Qualsiasi tentativo di comprensione di quella parola passa non attraverso l’atomizzazione della parola stessa, come fa la scienza, ma attraverso la sua unità (chi parla, il modo in cui parla, il contenuto di quel parlare, il ricevente quella parola). Solo rinunciando al metodo atomizzante si può rendere intelligibile quella parola.
Non è così che avviene con i pazienti? Due persone che, da posizioni asimmetriche, tentano di capirsi reciprocamente e che, nel farlo, attingono a una rappresentazione dell’altro in termini unitari, non frammentati. E quando si parlano ognuno non lo fa con la propria totalità alla totalità dell’altro?
Perché ridurre la parola della persona ad un oggetto? Credo che la psicoanalisi debba occuparsi del soggetto, sapendo che ogni soggetto è un microcosmo irriducibile a qualsiasi tentativo di frammentazione.
Non che questa frammentazione non venga continuamente tentata. E’ sotto i nostri occhi il risultato dell’uomo nato e cresciuto in questo tentativo continuo di riduzionismo scientista.
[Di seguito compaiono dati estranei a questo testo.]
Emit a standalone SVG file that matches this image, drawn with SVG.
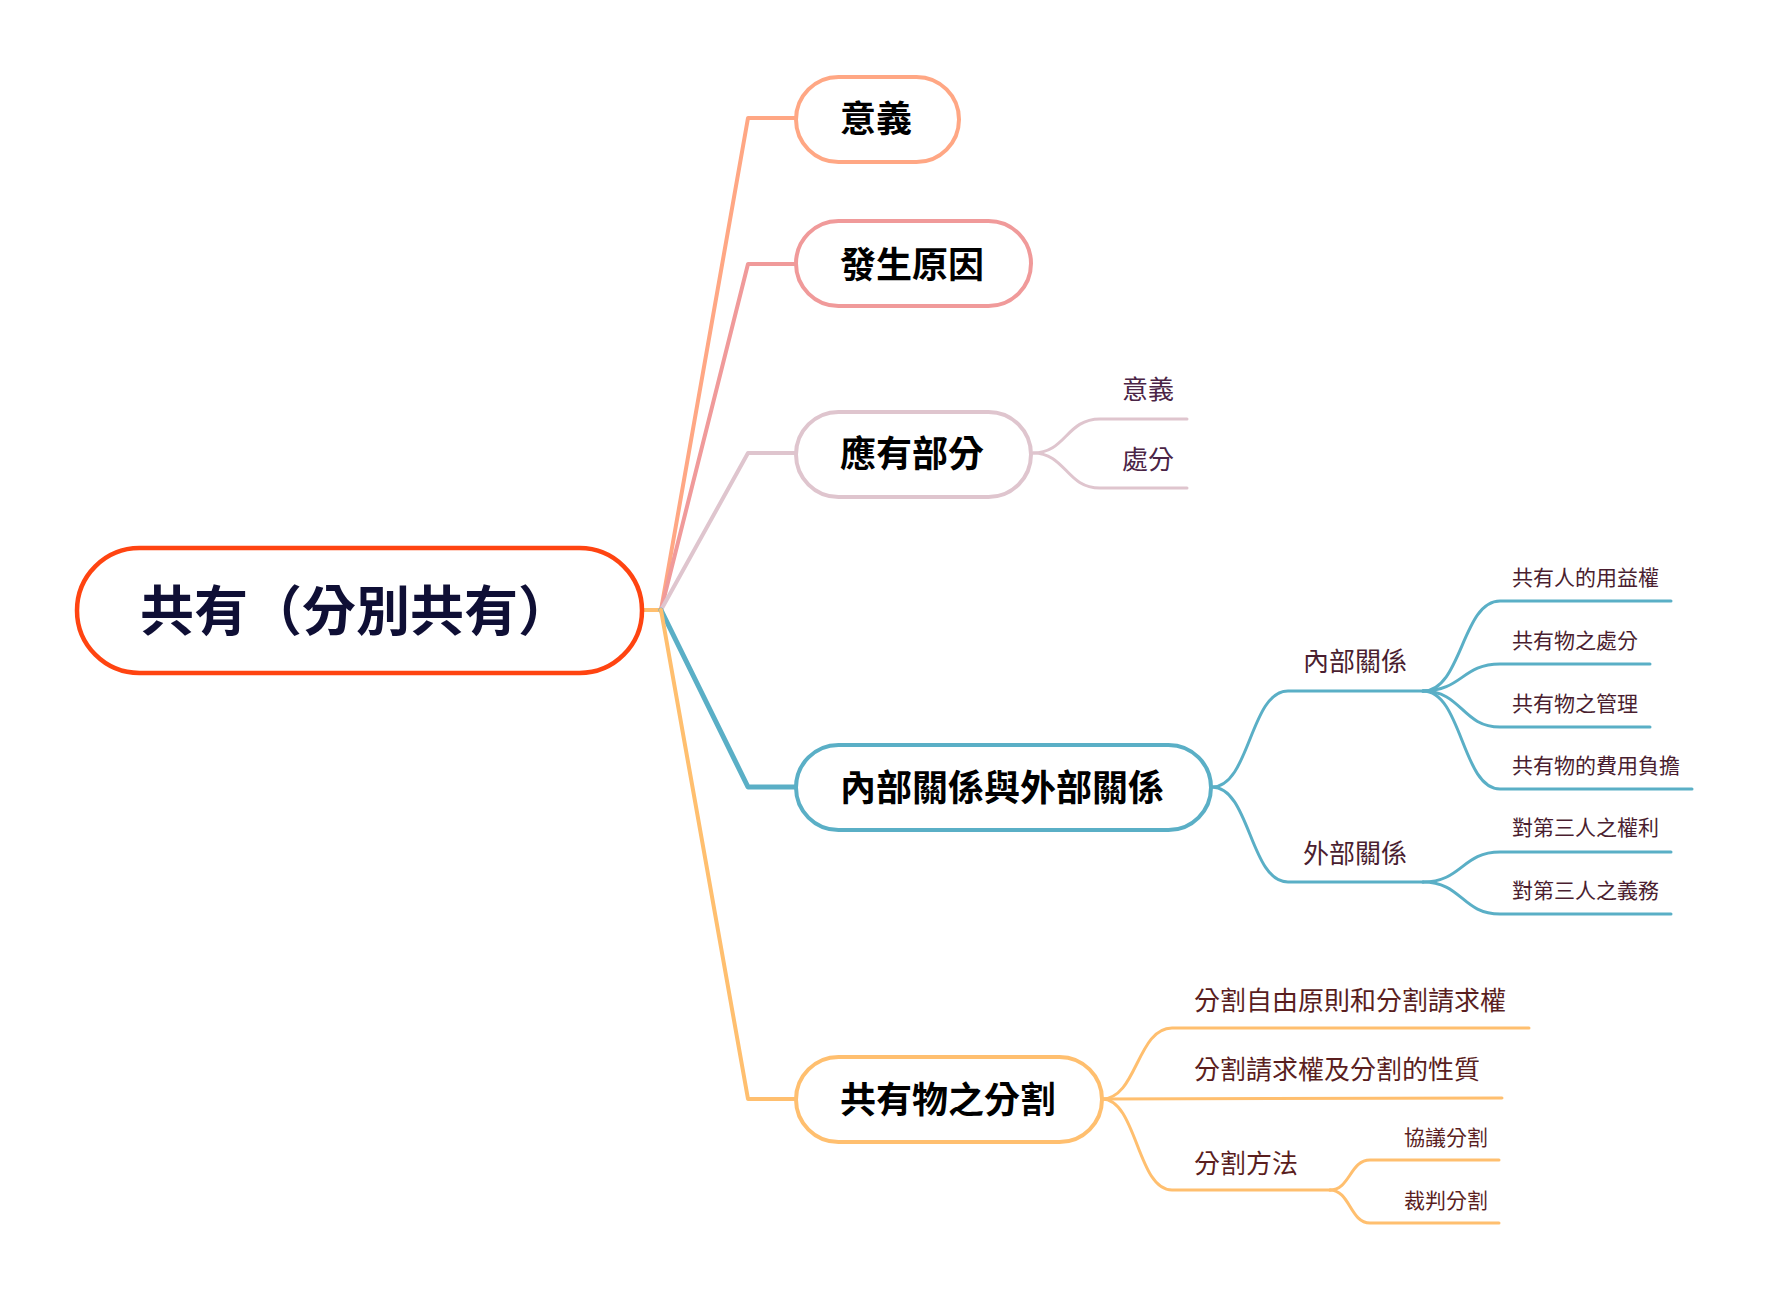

Dopo che questa ha lavorato accanitamente per la frammentazione umana, almeno la psicoanalisi potrebbe lavorare per una ricomposizione dell’intero, del soggetto, della persona?
Tutto questo non si chiama più scienza. Si possono trovare altri modi per definire l’arte della vita umana.
Tutto ciò che di oggettivo si può applicare alla psicoanalisi ha a che fare col setting di lavoro che lo psicoanalista dovrebbe applicare per svolgere il suo mestiere. Ma questo è un altro problema.